Listen Now
Enjoying the show?
Help us reach more movie lovers by leaving a review on Apple Podcasts!
About Desperado (1995)
El Mariachi plunges headfirst into the dark border underworld when he follows a trail of blood to the last of the infamous Mexican drug lords, Bucho, for an action-packed, bullet-riddled showdown. With the help of his friend and a beautiful bookstore owner, El Mariachi tracks Bucho, takes on his army of desperados, and leaves his own trail of blood.

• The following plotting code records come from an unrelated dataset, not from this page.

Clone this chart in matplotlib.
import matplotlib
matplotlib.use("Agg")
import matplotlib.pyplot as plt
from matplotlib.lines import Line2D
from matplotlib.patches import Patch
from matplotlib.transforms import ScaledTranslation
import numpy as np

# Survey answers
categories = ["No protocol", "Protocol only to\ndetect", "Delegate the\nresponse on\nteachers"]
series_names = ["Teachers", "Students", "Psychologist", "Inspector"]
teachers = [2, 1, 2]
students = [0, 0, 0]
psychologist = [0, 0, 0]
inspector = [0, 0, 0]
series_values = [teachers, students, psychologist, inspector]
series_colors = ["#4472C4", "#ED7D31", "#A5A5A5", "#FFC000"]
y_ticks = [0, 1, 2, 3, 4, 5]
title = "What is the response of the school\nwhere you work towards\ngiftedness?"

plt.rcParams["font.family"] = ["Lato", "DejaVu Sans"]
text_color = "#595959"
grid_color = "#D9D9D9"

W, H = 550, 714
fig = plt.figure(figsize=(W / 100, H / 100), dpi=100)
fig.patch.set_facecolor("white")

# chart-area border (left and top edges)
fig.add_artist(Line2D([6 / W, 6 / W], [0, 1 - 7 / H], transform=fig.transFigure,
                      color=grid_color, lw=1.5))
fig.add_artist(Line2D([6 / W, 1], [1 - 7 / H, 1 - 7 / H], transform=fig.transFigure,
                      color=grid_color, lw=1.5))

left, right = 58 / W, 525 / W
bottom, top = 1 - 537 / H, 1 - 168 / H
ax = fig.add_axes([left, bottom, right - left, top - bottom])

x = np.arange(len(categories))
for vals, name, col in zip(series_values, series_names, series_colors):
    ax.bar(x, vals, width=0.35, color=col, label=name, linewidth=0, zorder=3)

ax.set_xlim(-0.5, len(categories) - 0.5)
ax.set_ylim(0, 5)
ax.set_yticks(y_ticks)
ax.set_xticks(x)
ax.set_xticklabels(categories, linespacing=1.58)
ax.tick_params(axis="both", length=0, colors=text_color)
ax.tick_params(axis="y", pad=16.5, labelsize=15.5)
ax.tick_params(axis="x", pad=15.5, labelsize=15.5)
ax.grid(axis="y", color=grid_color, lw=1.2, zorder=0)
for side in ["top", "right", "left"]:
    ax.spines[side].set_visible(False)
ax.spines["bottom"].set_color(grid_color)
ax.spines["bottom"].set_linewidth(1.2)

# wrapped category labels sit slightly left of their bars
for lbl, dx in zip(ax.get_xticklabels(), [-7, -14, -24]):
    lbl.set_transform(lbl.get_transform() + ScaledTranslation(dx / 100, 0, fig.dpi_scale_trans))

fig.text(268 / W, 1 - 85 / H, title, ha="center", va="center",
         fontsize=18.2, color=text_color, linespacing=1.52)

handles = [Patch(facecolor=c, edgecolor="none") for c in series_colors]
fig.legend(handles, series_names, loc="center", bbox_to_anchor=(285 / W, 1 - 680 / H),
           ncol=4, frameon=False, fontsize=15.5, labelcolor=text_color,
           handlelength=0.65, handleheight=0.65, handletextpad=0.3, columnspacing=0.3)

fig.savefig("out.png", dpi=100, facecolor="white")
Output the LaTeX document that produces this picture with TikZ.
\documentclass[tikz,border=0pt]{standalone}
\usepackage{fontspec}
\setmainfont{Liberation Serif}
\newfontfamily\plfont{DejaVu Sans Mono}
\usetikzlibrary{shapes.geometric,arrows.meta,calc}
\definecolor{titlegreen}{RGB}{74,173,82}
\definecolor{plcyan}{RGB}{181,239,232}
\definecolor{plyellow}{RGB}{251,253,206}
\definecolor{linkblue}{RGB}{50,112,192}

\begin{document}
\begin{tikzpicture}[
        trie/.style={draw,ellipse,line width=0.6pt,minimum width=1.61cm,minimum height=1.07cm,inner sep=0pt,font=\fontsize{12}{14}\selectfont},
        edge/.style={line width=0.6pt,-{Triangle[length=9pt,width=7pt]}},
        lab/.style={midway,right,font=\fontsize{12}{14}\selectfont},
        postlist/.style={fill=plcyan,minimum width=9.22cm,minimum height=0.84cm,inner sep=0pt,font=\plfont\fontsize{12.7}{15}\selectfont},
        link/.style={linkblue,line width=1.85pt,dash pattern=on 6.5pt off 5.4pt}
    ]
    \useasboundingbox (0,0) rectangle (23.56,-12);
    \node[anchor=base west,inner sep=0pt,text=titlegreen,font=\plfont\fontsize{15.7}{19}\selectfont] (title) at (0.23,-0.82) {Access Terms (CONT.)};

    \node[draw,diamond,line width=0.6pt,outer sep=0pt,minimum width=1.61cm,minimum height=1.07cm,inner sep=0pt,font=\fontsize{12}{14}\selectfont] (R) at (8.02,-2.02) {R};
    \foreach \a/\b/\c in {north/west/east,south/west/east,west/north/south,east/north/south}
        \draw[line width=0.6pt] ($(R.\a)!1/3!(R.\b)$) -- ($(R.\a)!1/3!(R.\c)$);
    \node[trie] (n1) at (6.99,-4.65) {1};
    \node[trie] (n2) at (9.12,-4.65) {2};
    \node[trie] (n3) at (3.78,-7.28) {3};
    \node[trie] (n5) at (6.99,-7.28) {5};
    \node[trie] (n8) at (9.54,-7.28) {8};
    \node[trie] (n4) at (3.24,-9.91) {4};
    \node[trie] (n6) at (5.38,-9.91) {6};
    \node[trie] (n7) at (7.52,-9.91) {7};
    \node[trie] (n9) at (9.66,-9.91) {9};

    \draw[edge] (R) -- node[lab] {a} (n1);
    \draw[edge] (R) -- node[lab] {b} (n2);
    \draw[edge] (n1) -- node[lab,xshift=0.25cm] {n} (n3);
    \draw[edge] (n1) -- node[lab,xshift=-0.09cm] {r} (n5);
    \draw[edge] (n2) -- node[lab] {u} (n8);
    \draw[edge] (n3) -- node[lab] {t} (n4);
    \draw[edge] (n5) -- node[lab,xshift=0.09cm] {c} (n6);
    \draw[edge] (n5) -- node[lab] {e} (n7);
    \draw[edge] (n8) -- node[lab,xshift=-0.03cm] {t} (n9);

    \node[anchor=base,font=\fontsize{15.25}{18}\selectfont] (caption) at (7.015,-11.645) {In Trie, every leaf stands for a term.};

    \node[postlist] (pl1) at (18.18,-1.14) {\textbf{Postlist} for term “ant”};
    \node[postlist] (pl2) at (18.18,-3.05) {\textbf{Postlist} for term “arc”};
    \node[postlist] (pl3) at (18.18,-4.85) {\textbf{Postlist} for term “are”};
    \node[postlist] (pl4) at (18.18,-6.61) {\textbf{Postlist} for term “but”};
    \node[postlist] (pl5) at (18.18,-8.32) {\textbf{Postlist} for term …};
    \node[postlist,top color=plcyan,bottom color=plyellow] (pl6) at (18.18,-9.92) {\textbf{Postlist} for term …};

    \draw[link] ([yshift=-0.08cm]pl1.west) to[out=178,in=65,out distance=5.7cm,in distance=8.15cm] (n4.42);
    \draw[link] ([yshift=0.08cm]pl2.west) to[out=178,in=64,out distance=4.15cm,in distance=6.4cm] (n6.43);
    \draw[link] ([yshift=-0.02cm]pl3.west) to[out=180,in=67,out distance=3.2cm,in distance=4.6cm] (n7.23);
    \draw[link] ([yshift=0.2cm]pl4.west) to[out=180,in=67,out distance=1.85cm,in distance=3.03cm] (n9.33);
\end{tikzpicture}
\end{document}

What We Discussed on the Podcast
Nic picks the movie, and he picks one that wormed into his teenage brain during the blockbuster-video era of the mid-'90s: 1995's Desperado, Robert Rodriguez's stylish, blood-spurting follow-up to El Mariachi and the second chapter of his unofficial Mariachi trilogy. Back then it played like a revelation. Two guns at once. A ponytail with strategic strands falling out. Salma Hayek crossing the street so beautifully two cars crash trying to look at her. The question this week is whether any of that still works, or whether it lands in the Boondock Saints-shaped pit of "I can't believe I thought this was cool."
Steve, an admitted college-era insufferable film student, somehow never got around to this one despite worshipping Reservoir Dogs and Pulp Fiction, so he comes in fresh. What he finds is an Antonio Banderas vehicle so committed to looking awesome it occasionally forgets about gravity, physics, and bullet trajectories. Both dads spend a happy stretch cataloguing the moves: the wrist-flicking gun mime, the guitar-case rocket launcher operated like a Little League catcher dropping into stance, Danny Trejo dialing a payphone with the tip of a throwing knife. The cold open belongs to Steve Buscemi and his "world-class turds" speech. Quentin Tarantino swans in to tell a piss joke and later gets shot in the head for his trouble. The squibs work overtime.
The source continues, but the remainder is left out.